Simon Property Group Inc. (SPG:US), the largest U.S. mall owner, reported funds from operations that beat analysts’ estimates amid increased shopper spending at its regional retail centers and outlet malls.
FFO, which gauges a property company’s ability to generate cash, climbed in the fourth quarter to $827.4 million, or $2.29 a share, from $678.9 million, or $1.91, a year earlier, the real estate investment trust said today in a statement. The average (SPG:US) estimate of 19 analysts in a Bloomberg survey was $2.17 a share.
Demand for space at regional malls is rising, helping to boost revenue at Indianapolis-based Simon. U.S. retail sales excluding autos advanced 4.1 percent in December from a year earlier, according to data from the Commerce Department. Simon is the U.S.’s biggest owner of both regional malls and outlet centers, where retailers sell at a discount.
“They’re doing very well,” Rich Moore, an analyst at RBC Capital Markets in Solon, Ohio, said in a telephone interview before earnings were announced. “The notion that there are bargains to be had at the outlet center is enticing to people.”

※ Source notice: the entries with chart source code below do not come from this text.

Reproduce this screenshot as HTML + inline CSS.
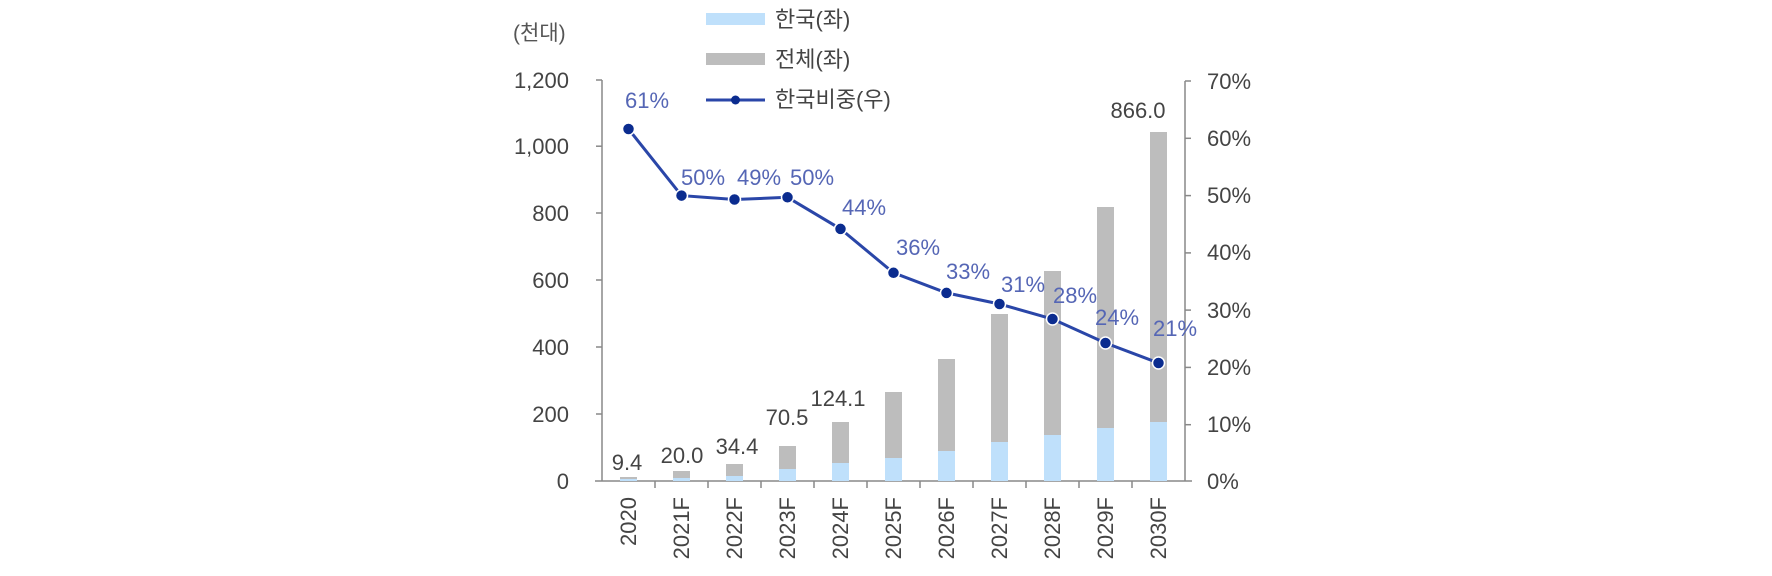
<!DOCTYPE html>
<html><head><meta charset="utf-8"><style>
html,body{margin:0;padding:0;background:#fff;}
svg{display:block;}
text{font-family:"Liberation Sans","Noto Sans CJK KR","NanumGothic",sans-serif;}
</style></head><body>
<svg width="1772" height="576" viewBox="0 0 1772 576" xmlns="http://www.w3.org/2000/svg">
<rect x="706" y="13" width="59" height="12" fill="#bfe0fb"/>
<text x="775" y="27" font-size="22" fill="#444">한국(좌)</text>
<rect x="706" y="53" width="59" height="12" fill="#bdbdbd"/>
<text x="775" y="67" font-size="22" fill="#444">전체(좌)</text>
<line x1="706" y1="100" x2="765" y2="100" stroke="#2a46a8" stroke-width="3"/>
<circle cx="735.5" cy="100" r="4.5" fill="#0b2c8f"/>
<text x="775" y="107" font-size="22" fill="#444">한국비중(우)</text>
<text x="513" y="40" font-size="21" fill="#555">(천대)</text>
<g stroke="#888" stroke-width="1.5" fill="none">
<line x1="602" y1="80" x2="602" y2="481"/>
<line x1="1185" y1="81" x2="1185" y2="481"/>
<line x1="595" y1="481" x2="1192" y2="481"/>
<line x1="596" y1="80" x2="602" y2="80"/><line x1="596" y1="146.2" x2="602" y2="146.2"/><line x1="596" y1="213" x2="602" y2="213"/><line x1="596" y1="280" x2="602" y2="280"/><line x1="596" y1="347" x2="602" y2="347"/><line x1="596" y1="414" x2="602" y2="414"/>
<line x1="1185" y1="81" x2="1191" y2="81"/><line x1="1185" y1="138.3" x2="1191" y2="138.3"/><line x1="1185" y1="195.6" x2="1191" y2="195.6"/><line x1="1185" y1="252.9" x2="1191" y2="252.9"/><line x1="1185" y1="310.1" x2="1191" y2="310.1"/><line x1="1185" y1="367.4" x2="1191" y2="367.4"/><line x1="1185" y1="424.7" x2="1191" y2="424.7"/>
<line x1="655" y1="481" x2="655" y2="488"/><line x1="708" y1="481" x2="708" y2="488"/><line x1="761" y1="481" x2="761" y2="488"/><line x1="814" y1="481" x2="814" y2="488"/><line x1="867" y1="481" x2="867" y2="488"/><line x1="920" y1="481" x2="920" y2="488"/><line x1="973" y1="481" x2="973" y2="488"/><line x1="1026" y1="481" x2="1026" y2="488"/><line x1="1079" y1="481" x2="1079" y2="488"/><line x1="1132" y1="481" x2="1132" y2="488"/>
</g>
<g font-size="22" fill="#444" text-anchor="end">
<text x="569" y="88">1,200</text><text x="569" y="154">1,000</text><text x="569" y="221">800</text><text x="569" y="288">600</text><text x="569" y="355">400</text><text x="569" y="422">200</text><text x="569" y="489">0</text>
</g>
<g font-size="22" fill="#444">
<text x="1207" y="89">70%</text><text x="1207" y="146">60%</text><text x="1207" y="203">50%</text><text x="1207" y="260">40%</text><text x="1207" y="318">30%</text><text x="1207" y="375">20%</text><text x="1207" y="432">10%</text><text x="1207" y="489">0%</text>
</g>
<g fill="#bdbdbd">
<rect x="620" y="477" width="17" height="4"/>
<rect x="673" y="471" width="17" height="10"/>
<rect x="726" y="464" width="17" height="17"/>
<rect x="779" y="446" width="17" height="35"/>
<rect x="832" y="422" width="17" height="59"/>
<rect x="885" y="392" width="17" height="89"/>
<rect x="938" y="359" width="17" height="122"/>
<rect x="991" y="314" width="17" height="167"/>
<rect x="1044" y="271" width="17" height="210"/>
<rect x="1097" y="207" width="17" height="274"/>
<rect x="1150" y="132" width="17" height="349"/>
</g>
<g fill="#bfe0fb">
<rect x="620" y="479" width="17" height="2"/>
<rect x="673" y="478" width="17" height="3"/>
<rect x="726" y="476" width="17" height="5"/>
<rect x="779" y="469" width="17" height="12"/>
<rect x="832" y="463" width="17" height="18"/>
<rect x="885" y="458" width="17" height="23"/>
<rect x="938" y="451" width="17" height="30"/>
<rect x="991" y="442" width="17" height="39"/>
<rect x="1044" y="435" width="17" height="46"/>
<rect x="1097" y="428" width="17" height="53"/>
<rect x="1150" y="422" width="17" height="59"/>
</g>
<g font-size="22" fill="#444" text-anchor="middle">
<text x="627" y="470">9.4</text><text x="682" y="463">20.0</text><text x="737" y="454">34.4</text><text x="787" y="425">70.5</text><text x="838" y="406">124.1</text><text x="1138" y="118">866.0</text>
</g>
<polyline fill="none" stroke="#2a46a8" stroke-width="3" points="628.5,129 681.5,195.6 734.5,199.5 787.5,197.3 840.5,228.9 893.5,272.8 946.5,292.9 999.5,304 1052.5,319 1105.5,343 1158.5,363"/>
<g fill="#0b2c8f" stroke="#fff" stroke-width="1.5">
<circle cx="628.5" cy="129" r="6"/><circle cx="681.5" cy="195.6" r="6"/><circle cx="734.5" cy="199.5" r="6"/><circle cx="787.5" cy="197.3" r="6"/><circle cx="840.5" cy="228.9" r="6"/><circle cx="893.5" cy="272.8" r="6"/><circle cx="946.5" cy="292.9" r="6"/><circle cx="999.5" cy="304" r="6"/><circle cx="1052.5" cy="319" r="6"/><circle cx="1105.5" cy="343" r="6"/><circle cx="1158.5" cy="363" r="6"/>
</g>
<g font-size="22" fill="#5566b5" text-anchor="middle">
<text x="647" y="108">61%</text><text x="703" y="185">50%</text><text x="759" y="185">49%</text><text x="812" y="185">50%</text><text x="864" y="215">44%</text><text x="918" y="255">36%</text><text x="968" y="279">33%</text><text x="1023" y="292">31%</text><text x="1075" y="303">28%</text><text x="1117" y="325">24%</text><text x="1175" y="336">21%</text>
</g>
<g font-size="22" fill="#444" text-anchor="end">
<text transform="translate(636,497) rotate(-90)">2020</text>
<text transform="translate(689,497) rotate(-90)">2021F</text>
<text transform="translate(742,497) rotate(-90)">2022F</text>
<text transform="translate(795,497) rotate(-90)">2023F</text>
<text transform="translate(848,497) rotate(-90)">2024F</text>
<text transform="translate(901,497) rotate(-90)">2025F</text>
<text transform="translate(954,497) rotate(-90)">2026F</text>
<text transform="translate(1007,497) rotate(-90)">2027F</text>
<text transform="translate(1060,497) rotate(-90)">2028F</text>
<text transform="translate(1113,497) rotate(-90)">2029F</text>
<text transform="translate(1166,497) rotate(-90)">2030F</text>
</g>
</svg>
</body></html>
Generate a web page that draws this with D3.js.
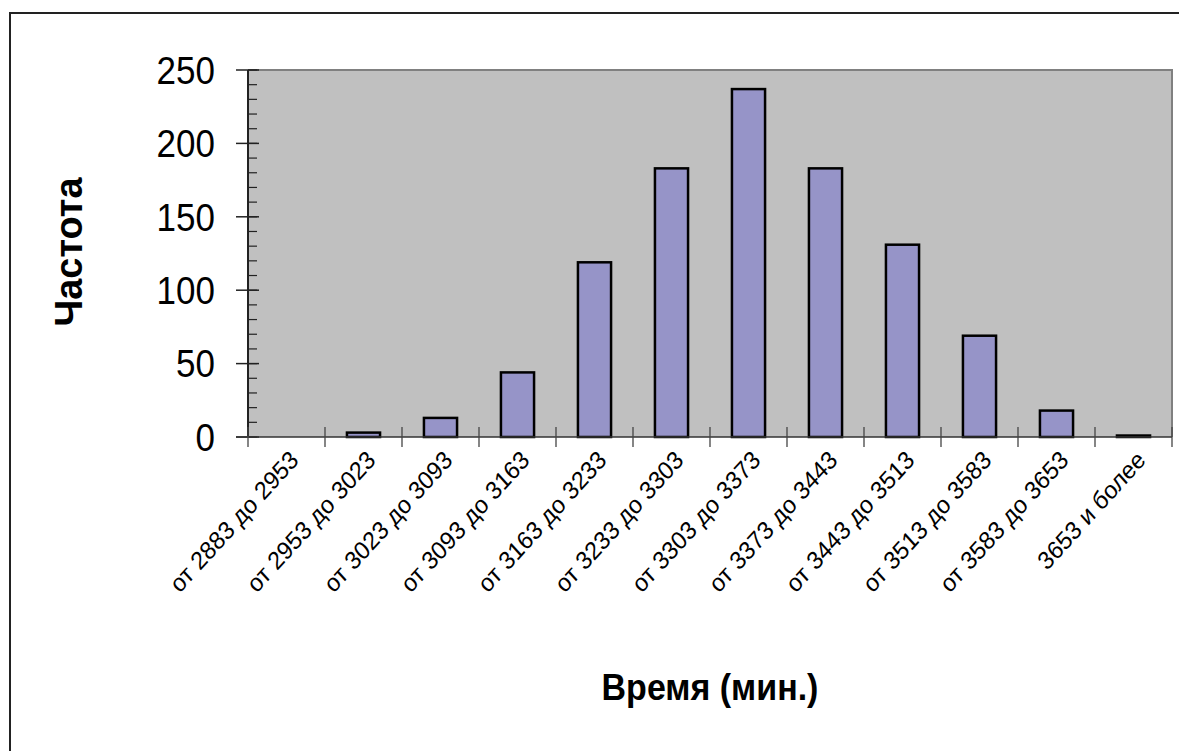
<!DOCTYPE html>
<html>
<head>
<meta charset="utf-8">
<script src="https://cdn.jsdelivr.net/npm/d3@7"></script>
<style>
  body { margin: 0; background: #fff; }
  svg { display: block; font-family: "Liberation Sans", Arial, sans-serif; }
</style>
</head>
<body>
<svg id="chart"></svg>
<script>
// data
const categories = [
  "от 2883 до 2953", "от 2953 до 3023", "от 3023 до 3093", "от 3093 до 3163",
  "от 3163 до 3233", "от 3233 до 3303", "от 3303 до 3373", "от 3373 до 3443",
  "от 3443 до 3513", "от 3513 до 3583", "от 3583 до 3653", "3653 и более"
];
const frequency = [0, 3, 13, 44, 119, 183, 237, 183, 131, 69, 18, 1];
const yTicks = [0, 50, 100, 150, 200, 250];
const yMinorTicks = d3.range(0, 251, 10);

const width = 1179, height = 751;
const plot = { left: 248, right: 1172, top: 70, bottom: 437 };
const stretch = 1.1; // the picture is a bit taller than wide

const svg = d3.select("#chart")
  .attr("width", width)
  .attr("height", height);

// outer frame (right/bottom run off the picture)
svg.append("rect")
  .attr("x", 10).attr("y", 13)
  .attr("width", width + 10).attr("height", height + 10)
  .attr("fill", "#fff")
  .attr("stroke", "#222")
  .attr("stroke-width", 2);

const x = d3.scaleBand()
  .domain(categories)
  .range([plot.left, plot.right])
  .paddingInner(0.57)
  .paddingOuter(0.285);

const y = d3.scaleLinear()
  .domain([0, 250])
  .range([plot.bottom, plot.top]);

// plot area
svg.append("rect")
  .attr("x", plot.left).attr("y", plot.top)
  .attr("width", plot.right - plot.left)
  .attr("height", plot.bottom - plot.top)
  .attr("fill", "#c0c0c0");

svg.append("path")
  .attr("d", `M${plot.left},${plot.top}H${plot.right}V${plot.bottom}`)
  .attr("fill", "none")
  .attr("stroke", "#808080")
  .attr("stroke-width", 2);

// bars
svg.append("g")
  .selectAll("rect")
  .data(frequency)
  .enter()
  .append("rect")
    .attr("x", (d, i) => x(categories[i]))
    .attr("y", d => y(d))
    .attr("width", x.bandwidth())
    .attr("height", d => y(0) - y(d))
    .attr("fill", "#9694c8")
    .attr("stroke", "#000")
    .attr("stroke-width", 2.5)
    .style("display", d => d > 0 ? null : "none");

// y axis
const yAxis = svg.append("g");
yAxis.append("line")
  .attr("x1", plot.left).attr("x2", plot.left)
  .attr("y1", plot.top).attr("y2", plot.bottom)
  .attr("stroke", "#222").attr("stroke-width", 2);

yAxis.selectAll(".minor")
  .data(yMinorTicks)
  .enter()
  .append("line")
    .attr("x1", plot.left).attr("x2", plot.left + 9)
    .attr("y1", d => y(d)).attr("y2", d => y(d))
    .attr("stroke", "#222").attr("stroke-width", 1.2);

yAxis.selectAll(".major")
  .data(yTicks)
  .enter()
  .append("line")
    .attr("x1", plot.left - 12).attr("x2", plot.left + 11)
    .attr("y1", d => y(d)).attr("y2", d => y(d))
    .attr("stroke", "#222").attr("stroke-width", 1.5);

yAxis.selectAll("text")
  .data(yTicks)
  .enter()
  .append("text")
    .attr("transform", d => `translate(215,${y(d)}) scale(1,${stretch})`)
    .attr("dy", "0.36em")
    .attr("text-anchor", "end")
    .attr("font-size", 35)
    .attr("fill", "#000")
    .text(d => d);

// x axis
const xAxis = svg.append("g");
xAxis.append("line")
  .attr("x1", plot.left - 12).attr("x2", plot.right)
  .attr("y1", plot.bottom).attr("y2", plot.bottom)
  .attr("stroke", "#333").attr("stroke-width", 1.5);

const bounds = d3.range(categories.length + 1).map(i => plot.left + i * x.step());
xAxis.selectAll(".tick")
  .data(bounds)
  .enter()
  .append("line")
    .attr("x1", d => d).attr("x2", d => d)
    .attr("y1", plot.bottom - 10).attr("y2", plot.bottom + 10)
    .attr("stroke", "#444").attr("stroke-width", 1.3);

xAxis.selectAll("text")
  .data(categories)
  .enter()
  .append("text")
    .attr("transform", d => `translate(${x(d) + x.bandwidth() / 2 + 2},${plot.bottom + 12}) scale(1,${stretch}) rotate(-45)`)
    .attr("text-anchor", "end")
    .attr("dy", "0.7em")
    .attr("font-size", 23)
    .attr("fill", "#000")
    .text(d => d);

// axis titles
svg.append("text")
  .attr("transform", "translate(82,252) rotate(-90)")
  .attr("text-anchor", "middle")
  .attr("font-size", 38)
  .attr("font-weight", "bold")
  .text("Частота");

svg.append("text")
  .attr("transform", `translate(710,700) scale(1,${stretch})`)
  .attr("text-anchor", "middle")
  .attr("font-size", 34)
  .attr("font-weight", "bold")
  .text("Время (мин.)");
</script>
</body>
</html>
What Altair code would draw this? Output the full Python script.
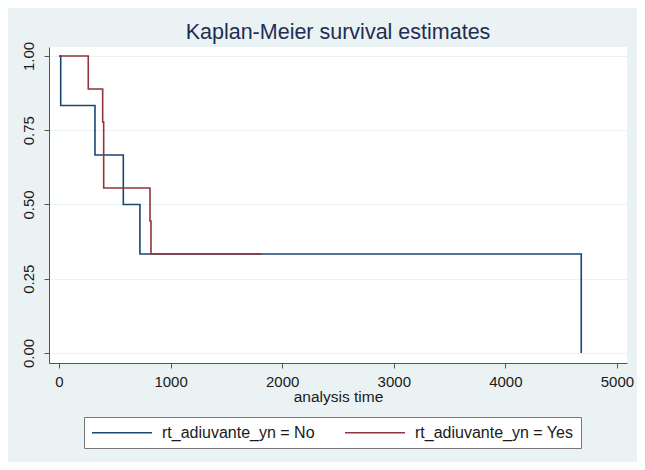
import altair as alt
import pandas as pd

# Kaplan-Meier step data
no_time = [0, 15, 322, 576, 725, 4680]
no_surv = [1.0, 0.8333, 0.6667, 0.5, 0.3333, 0.0]
yes_time = [0, 262, 391, 400, 815, 824, 1815]
yes_surv = [1.0, 0.8889, 0.7778, 0.5556, 0.4444, 0.3333, 0.3333]

series_names = ["rt_adiuvante_yn = No", "rt_adiuvante_yn = Yes"]
series_colors = ["#1a476f", "#90353b"]
x_ticks = [0, 1000, 2000, 3000, 4000, 5000]
y_ticks = [0.0, 0.25, 0.5, 0.75, 1.0]

rows = []
for i, (t, s) in enumerate(zip(no_time, no_surv)):
    rows.append({"time": t, "surv": s, "group": series_names[0], "order": i})
for i, (t, s) in enumerate(zip(yes_time, yes_surv)):
    rows.append({"time": t, "surv": s, "group": series_names[1], "order": i})
df = pd.DataFrame(rows)

FONT = "Liberation Sans"

chart = (
    alt.Chart(df)
    .mark_line(interpolate="step-after", strokeWidth=1.6, clip=True)
    .encode(
        x=alt.X(
            "time:Q",
            scale=alt.Scale(domain=[-90, 5090], nice=False, zero=False),
            axis=alt.Axis(
                values=x_ticks,
                title="analysis time",
                grid=False,
                labelFontSize=15,
                titleFontSize=15.5,
                titleFontWeight="normal",
                labelPadding=6,
                titlePadding=0,
                format="d",
            ),
        ),
        y=alt.Y(
            "surv:Q",
            scale=alt.Scale(domain=[-0.0337, 1.0303], nice=False, zero=False),
            axis=alt.Axis(
                values=y_ticks,
                format=".2f",
                title=None,
                grid=True,
                gridColor="#eaf2f3",
                gridWidth=1.2,
                labelAngle=270,
                labelAlign="center",
                labelBaseline="bottom",
                labelFontSize=15,
                labelPadding=8,
            ),
        ),
        color=alt.Color(
            "group:N",
            scale=alt.Scale(domain=series_names, range=series_colors),
            legend=alt.Legend(
                title=None,
                orient="none",
                legendX=35,
                legendY=370,
                direction="horizontal",
                symbolType="M-1,0H7",
                symbolSize=225,
                symbolStrokeWidth=1.6,
                labelFontSize=16,
                labelOffset=54,
                columnPadding=26,
                padding=7,
                fillColor="white",
                strokeColor="#777777",
                labelColor="#1a1a1a",
                labelFont=FONT,
            ),
        ),
        order="order:Q",
    )
    .properties(
        width=578,
        height=316,
        title=alt.TitleParams(
            "Kaplan-Meier survival estimates",
            fontSize=21.5,
            fontWeight="normal",
            color="#1f2d55",
            font=FONT,
            anchor="middle",
            offset=-2,
        ),
        autosize=alt.AutoSizeParams(type="none"),
        padding={"left": 41, "top": 39, "right": 10, "bottom": 99},
    )
    .configure(background="#eaf2f3", font=FONT)
    .configure_view(fill="white", stroke=None)
    .configure_axis(
        domainColor="#555555",
        tickColor="#555555",
        tickSize=5,
        labelColor="#1a1a1a",
        titleColor="#1a1a1a",
        labelFont=FONT,
        titleFont=FONT,
    )
)

chart.save("out.html", embed_options={"renderer": "svg", "actions": False})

Simon raised its quarterly dividend (SPG:US) to $1.15 a share from $1.10, the sixth straight increase.
Fourth-quarter revenue rose 15 percent from a year earlier to $1.34 billion. Occupancies at Simon’s U.S. properties climbed to 95.3 percent from 94.6 percent. The base minimum rent in the quarter was $40.73 a square foot, up from $39.40 a year earlier. Tenant sales increased 6.6 percent to $568 a square foot.
The company estimates that FFO for the year will be $8.40 to $8.50 a share. The 19 estimates of analysts in a Bloomberg survey is $8.42. For 2012, FFO was $7.98 a share.
Fourth-quarter results were announced before the start of regular U.S. trading. Simon rose 1.1 percent to $161.97 on Feb. 1. Its shares have advanced 19 percent in the past 12 months, compared with an 11 percent gain in the Bloomberg REIT (BBREIT) Index.